→ PROBLEM TO WORK ON: Everything from the line containing "What matplotlib code" through the line containing "('#d9d9d9', '#929292', '#a6a6a6')]" should be repeated exactly, and nothing else from the data.

→ GIVEN DATA:
┏━━
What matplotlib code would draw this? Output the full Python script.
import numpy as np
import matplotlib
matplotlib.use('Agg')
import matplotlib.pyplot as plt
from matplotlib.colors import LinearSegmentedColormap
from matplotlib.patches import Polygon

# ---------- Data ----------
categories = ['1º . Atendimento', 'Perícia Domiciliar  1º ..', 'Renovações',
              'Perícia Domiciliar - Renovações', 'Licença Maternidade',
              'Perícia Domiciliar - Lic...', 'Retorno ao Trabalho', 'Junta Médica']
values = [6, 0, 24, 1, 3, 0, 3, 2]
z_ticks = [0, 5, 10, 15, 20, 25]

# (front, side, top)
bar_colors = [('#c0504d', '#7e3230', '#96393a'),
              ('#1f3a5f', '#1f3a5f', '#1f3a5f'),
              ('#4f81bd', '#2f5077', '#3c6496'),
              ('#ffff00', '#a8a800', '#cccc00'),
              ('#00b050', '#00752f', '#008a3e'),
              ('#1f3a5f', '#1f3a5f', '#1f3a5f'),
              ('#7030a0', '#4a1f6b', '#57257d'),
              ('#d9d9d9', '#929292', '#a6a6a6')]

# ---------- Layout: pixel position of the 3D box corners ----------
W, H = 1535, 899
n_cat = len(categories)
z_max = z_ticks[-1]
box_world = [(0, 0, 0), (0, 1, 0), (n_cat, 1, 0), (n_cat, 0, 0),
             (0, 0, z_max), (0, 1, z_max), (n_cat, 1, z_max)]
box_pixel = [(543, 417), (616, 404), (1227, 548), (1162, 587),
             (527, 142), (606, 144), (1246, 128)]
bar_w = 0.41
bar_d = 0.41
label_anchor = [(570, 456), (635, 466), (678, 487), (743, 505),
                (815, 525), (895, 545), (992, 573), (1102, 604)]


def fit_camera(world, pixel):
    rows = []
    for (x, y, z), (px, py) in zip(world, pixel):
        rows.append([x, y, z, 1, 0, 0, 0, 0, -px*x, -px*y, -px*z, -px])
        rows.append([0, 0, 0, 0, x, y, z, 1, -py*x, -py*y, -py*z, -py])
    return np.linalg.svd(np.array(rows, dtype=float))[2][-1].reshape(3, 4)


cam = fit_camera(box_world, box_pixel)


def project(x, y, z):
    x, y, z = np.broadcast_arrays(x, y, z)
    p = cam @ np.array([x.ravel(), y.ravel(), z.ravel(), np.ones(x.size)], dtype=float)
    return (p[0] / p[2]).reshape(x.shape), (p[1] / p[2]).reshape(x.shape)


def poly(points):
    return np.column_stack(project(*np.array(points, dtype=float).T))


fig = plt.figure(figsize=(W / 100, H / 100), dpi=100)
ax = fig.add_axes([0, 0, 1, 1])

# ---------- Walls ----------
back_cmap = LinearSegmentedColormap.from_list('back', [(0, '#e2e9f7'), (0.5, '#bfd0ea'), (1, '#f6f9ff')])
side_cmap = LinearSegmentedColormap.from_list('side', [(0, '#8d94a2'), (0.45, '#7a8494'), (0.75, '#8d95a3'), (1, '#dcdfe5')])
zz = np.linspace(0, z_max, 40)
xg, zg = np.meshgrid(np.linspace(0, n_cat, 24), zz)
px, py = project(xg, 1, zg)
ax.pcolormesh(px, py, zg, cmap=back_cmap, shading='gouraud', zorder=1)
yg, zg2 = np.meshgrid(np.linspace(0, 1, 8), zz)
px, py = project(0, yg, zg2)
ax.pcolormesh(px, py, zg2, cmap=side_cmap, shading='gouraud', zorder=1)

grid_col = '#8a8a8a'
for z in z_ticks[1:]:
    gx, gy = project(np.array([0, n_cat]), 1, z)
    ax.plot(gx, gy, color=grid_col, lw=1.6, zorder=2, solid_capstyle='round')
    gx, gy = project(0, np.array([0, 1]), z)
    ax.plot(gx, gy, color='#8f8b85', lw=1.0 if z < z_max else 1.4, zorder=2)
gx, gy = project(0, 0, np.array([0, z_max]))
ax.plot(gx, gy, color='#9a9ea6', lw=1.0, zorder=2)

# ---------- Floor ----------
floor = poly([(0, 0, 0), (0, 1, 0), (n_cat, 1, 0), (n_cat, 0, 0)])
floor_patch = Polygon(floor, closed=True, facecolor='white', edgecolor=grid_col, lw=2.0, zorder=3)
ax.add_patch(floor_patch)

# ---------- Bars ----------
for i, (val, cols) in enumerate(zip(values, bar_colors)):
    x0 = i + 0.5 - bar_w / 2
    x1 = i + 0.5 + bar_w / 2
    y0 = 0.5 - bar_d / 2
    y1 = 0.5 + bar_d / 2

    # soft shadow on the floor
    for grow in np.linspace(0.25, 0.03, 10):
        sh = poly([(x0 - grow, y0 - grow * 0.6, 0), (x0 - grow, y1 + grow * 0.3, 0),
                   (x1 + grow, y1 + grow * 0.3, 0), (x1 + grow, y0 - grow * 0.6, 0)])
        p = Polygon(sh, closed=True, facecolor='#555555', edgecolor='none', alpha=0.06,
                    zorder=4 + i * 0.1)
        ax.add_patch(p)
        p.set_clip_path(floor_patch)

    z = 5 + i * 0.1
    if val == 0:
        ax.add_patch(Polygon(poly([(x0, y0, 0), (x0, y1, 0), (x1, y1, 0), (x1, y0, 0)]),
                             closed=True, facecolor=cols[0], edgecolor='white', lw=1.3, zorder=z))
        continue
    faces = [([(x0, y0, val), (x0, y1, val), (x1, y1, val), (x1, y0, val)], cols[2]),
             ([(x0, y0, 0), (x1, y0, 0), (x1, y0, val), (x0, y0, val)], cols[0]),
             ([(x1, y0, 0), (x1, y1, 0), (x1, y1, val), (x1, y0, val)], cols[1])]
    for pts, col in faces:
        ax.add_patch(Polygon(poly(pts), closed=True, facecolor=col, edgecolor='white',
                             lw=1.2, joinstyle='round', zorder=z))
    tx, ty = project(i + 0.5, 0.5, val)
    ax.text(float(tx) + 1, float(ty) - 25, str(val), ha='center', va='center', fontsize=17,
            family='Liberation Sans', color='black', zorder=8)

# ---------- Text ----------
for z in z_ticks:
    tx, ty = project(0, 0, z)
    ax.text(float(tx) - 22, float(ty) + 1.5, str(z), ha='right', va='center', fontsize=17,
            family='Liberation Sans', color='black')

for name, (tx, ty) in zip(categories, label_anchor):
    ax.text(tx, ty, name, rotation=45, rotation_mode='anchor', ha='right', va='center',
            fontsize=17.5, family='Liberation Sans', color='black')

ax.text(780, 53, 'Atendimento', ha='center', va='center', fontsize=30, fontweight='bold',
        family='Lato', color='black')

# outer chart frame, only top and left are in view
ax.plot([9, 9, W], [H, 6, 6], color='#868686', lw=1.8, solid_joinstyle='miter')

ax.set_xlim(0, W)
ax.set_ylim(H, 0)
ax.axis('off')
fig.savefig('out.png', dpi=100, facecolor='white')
┗━━
┏━━
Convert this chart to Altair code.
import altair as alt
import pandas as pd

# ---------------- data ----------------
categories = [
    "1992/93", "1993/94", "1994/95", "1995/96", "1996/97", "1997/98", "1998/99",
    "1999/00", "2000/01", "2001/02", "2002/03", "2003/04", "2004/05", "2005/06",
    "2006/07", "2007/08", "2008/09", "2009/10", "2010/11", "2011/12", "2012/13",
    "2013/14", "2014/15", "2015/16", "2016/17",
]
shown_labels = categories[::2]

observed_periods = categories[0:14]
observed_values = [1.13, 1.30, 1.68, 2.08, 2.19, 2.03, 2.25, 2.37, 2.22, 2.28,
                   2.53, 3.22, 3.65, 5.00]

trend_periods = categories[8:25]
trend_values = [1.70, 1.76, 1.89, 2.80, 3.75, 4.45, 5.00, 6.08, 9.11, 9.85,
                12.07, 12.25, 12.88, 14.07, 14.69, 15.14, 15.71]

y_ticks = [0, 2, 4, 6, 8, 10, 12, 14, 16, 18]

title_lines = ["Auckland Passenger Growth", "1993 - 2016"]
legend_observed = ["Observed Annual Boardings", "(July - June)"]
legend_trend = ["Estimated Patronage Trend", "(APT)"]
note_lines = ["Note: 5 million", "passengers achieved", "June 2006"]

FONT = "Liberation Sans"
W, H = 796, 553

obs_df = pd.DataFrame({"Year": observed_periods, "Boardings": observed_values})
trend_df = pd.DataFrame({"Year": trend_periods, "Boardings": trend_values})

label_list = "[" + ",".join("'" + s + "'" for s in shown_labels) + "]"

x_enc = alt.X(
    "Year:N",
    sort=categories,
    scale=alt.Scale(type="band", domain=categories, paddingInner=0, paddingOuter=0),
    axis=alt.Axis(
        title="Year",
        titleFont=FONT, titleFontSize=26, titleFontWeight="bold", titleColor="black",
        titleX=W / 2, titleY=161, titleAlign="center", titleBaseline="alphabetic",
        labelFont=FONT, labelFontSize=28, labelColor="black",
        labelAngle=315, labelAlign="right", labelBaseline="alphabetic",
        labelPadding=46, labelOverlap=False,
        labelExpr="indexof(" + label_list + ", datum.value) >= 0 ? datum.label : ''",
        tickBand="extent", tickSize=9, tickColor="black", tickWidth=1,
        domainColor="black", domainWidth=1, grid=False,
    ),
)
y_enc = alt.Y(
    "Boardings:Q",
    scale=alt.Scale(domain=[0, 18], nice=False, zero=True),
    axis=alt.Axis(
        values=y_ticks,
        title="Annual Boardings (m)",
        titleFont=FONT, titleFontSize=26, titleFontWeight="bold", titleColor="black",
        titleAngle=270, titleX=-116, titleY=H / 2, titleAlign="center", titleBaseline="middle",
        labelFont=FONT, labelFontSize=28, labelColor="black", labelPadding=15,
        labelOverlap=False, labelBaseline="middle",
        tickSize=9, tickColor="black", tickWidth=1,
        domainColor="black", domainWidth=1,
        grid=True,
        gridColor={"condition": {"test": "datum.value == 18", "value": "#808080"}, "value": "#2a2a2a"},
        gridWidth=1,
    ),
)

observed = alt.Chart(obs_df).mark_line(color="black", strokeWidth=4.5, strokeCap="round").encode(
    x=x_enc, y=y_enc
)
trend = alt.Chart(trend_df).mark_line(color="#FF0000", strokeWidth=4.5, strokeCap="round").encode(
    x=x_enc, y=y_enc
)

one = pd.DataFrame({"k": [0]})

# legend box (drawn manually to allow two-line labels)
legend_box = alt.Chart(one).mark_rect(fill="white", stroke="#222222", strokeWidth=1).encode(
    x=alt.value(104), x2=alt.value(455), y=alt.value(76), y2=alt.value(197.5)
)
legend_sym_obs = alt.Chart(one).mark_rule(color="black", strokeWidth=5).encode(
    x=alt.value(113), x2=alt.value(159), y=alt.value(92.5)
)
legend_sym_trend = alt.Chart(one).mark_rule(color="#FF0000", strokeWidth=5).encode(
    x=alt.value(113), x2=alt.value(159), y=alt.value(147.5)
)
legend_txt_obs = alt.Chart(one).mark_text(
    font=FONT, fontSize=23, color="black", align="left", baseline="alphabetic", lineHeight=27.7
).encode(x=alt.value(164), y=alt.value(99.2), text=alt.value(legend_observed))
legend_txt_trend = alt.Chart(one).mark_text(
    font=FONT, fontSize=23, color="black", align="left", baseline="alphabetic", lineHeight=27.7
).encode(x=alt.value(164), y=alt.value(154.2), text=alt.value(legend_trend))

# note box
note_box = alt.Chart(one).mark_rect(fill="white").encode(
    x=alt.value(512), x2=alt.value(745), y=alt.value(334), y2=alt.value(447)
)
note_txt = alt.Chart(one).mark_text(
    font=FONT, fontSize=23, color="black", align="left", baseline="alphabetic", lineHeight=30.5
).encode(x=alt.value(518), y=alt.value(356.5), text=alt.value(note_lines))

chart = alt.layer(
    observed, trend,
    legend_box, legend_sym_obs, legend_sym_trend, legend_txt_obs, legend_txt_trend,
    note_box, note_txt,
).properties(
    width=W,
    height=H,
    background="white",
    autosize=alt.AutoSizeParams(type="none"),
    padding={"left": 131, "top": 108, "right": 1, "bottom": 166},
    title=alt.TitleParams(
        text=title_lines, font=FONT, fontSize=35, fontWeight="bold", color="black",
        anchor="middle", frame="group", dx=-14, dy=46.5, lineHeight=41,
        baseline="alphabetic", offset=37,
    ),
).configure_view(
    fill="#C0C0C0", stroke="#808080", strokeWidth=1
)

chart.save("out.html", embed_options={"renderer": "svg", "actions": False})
┗━━
┏━━
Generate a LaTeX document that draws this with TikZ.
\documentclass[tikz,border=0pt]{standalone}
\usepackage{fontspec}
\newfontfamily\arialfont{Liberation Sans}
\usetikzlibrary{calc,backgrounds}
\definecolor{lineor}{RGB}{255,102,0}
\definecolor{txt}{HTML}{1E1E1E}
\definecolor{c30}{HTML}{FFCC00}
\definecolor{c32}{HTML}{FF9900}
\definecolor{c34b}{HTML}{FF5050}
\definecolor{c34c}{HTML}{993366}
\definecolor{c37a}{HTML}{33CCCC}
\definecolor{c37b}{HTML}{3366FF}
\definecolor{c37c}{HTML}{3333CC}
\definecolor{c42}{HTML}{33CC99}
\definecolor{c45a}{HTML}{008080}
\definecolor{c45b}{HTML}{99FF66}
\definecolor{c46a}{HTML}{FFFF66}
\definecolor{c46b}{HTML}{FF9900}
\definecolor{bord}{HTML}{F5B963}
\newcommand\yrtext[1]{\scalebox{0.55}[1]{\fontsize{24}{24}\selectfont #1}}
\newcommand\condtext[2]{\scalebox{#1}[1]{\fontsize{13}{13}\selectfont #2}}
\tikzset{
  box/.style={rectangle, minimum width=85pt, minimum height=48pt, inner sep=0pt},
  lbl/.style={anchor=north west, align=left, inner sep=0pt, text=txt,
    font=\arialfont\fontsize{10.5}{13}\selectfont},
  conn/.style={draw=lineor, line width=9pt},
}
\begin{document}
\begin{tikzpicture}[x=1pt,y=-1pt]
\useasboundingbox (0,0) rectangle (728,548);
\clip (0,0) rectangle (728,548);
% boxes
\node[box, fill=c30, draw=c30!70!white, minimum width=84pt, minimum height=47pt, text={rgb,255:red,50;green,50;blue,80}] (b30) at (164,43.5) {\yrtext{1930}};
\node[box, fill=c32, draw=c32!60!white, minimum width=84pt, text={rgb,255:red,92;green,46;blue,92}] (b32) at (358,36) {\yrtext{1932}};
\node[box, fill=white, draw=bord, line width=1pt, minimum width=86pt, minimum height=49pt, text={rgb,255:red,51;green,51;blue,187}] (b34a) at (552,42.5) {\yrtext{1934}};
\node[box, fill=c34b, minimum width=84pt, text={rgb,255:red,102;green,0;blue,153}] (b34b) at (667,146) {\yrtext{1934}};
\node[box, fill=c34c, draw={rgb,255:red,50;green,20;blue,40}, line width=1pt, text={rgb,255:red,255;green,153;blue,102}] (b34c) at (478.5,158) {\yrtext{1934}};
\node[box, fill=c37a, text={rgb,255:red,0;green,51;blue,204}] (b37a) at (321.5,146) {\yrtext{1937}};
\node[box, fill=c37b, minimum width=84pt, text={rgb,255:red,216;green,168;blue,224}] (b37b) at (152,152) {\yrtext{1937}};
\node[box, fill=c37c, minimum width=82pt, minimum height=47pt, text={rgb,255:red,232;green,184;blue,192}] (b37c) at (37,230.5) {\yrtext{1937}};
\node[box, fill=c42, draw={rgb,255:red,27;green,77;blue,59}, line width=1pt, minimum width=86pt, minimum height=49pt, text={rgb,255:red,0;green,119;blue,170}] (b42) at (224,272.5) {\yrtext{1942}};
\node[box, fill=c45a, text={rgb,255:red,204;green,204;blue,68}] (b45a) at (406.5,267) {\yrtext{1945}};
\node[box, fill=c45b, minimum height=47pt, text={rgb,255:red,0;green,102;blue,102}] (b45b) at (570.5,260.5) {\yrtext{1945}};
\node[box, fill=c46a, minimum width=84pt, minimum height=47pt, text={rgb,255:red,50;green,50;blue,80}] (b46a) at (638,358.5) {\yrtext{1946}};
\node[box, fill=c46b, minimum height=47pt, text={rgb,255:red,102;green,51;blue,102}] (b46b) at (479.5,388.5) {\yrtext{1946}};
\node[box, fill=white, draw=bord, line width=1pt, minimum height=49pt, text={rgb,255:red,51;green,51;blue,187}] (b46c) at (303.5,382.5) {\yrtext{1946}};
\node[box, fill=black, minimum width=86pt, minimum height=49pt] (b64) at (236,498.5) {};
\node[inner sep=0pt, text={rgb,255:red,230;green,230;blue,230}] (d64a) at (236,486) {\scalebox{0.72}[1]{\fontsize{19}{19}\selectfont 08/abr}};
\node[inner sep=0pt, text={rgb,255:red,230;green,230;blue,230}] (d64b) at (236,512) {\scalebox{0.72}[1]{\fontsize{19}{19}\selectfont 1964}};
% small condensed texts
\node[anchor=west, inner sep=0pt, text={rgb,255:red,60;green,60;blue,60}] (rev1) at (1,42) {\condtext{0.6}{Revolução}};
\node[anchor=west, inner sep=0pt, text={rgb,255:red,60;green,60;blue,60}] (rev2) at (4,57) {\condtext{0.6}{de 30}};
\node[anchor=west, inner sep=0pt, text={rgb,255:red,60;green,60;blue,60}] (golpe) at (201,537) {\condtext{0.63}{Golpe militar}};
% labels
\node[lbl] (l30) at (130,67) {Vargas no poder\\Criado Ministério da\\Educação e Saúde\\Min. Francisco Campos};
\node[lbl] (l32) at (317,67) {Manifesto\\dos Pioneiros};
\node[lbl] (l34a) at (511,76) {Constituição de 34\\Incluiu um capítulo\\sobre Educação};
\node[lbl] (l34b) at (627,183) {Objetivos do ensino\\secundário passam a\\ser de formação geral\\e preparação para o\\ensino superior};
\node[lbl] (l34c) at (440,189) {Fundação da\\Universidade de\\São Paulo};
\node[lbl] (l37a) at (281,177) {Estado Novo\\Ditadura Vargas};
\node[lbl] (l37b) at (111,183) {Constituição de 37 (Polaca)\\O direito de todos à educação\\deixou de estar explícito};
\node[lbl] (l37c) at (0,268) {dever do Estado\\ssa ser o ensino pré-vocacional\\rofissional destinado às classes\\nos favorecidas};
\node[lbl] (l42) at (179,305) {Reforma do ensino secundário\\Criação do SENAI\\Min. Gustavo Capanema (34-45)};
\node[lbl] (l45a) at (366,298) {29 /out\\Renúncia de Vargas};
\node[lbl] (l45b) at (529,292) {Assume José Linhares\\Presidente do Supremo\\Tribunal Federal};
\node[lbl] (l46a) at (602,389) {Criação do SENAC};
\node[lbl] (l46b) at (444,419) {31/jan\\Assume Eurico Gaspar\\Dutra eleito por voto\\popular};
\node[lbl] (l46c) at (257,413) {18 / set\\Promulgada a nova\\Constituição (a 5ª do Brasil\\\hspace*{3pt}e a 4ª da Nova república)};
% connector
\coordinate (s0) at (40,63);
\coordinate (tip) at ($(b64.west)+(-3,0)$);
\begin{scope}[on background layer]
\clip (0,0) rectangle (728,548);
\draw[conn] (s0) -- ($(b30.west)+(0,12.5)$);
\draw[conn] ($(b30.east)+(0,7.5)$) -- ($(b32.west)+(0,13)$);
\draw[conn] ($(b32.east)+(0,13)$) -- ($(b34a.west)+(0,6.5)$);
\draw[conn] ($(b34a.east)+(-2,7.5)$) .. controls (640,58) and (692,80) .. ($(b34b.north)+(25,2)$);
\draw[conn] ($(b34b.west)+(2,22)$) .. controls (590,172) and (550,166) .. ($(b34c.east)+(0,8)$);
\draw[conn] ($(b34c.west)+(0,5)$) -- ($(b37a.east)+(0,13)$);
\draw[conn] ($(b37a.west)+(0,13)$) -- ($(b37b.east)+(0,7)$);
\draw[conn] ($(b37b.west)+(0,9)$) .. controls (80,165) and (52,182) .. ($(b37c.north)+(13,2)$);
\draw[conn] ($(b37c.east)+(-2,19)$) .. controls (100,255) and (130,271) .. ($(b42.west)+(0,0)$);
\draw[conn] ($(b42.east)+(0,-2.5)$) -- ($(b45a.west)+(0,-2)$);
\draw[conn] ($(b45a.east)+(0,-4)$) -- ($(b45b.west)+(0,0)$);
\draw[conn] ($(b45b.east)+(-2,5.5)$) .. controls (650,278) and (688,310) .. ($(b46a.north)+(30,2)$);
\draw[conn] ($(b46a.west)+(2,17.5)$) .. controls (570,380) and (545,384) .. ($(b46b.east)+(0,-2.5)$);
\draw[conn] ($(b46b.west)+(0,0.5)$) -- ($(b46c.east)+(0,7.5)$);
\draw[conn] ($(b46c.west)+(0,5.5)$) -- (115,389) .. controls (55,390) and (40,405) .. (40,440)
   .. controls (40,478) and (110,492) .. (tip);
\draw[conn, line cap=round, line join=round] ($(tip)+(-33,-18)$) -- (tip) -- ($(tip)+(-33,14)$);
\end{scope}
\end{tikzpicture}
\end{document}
┗━━
→ THE RESULT:
What matplotlib code would draw this? Output the full Python script.
import numpy as np
import matplotlib
matplotlib.use('Agg')
import matplotlib.pyplot as plt
from matplotlib.colors import LinearSegmentedColormap
from matplotlib.patches import Polygon

# ---------- Data ----------
categories = ['1º . Atendimento', 'Perícia Domiciliar  1º ..', 'Renovações',
              'Perícia Domiciliar - Renovações', 'Licença Maternidade',
              'Perícia Domiciliar - Lic...', 'Retorno ao Trabalho', 'Junta Médica']
values = [6, 0, 24, 1, 3, 0, 3, 2]
z_ticks = [0, 5, 10, 15, 20, 25]

# (front, side, top)
bar_colors = [('#c0504d', '#7e3230', '#96393a'),
              ('#1f3a5f', '#1f3a5f', '#1f3a5f'),
              ('#4f81bd', '#2f5077', '#3c6496'),
              ('#ffff00', '#a8a800', '#cccc00'),
              ('#00b050', '#00752f', '#008a3e'),
              ('#1f3a5f', '#1f3a5f', '#1f3a5f'),
              ('#7030a0', '#4a1f6b', '#57257d'),
              ('#d9d9d9', '#929292', '#a6a6a6')]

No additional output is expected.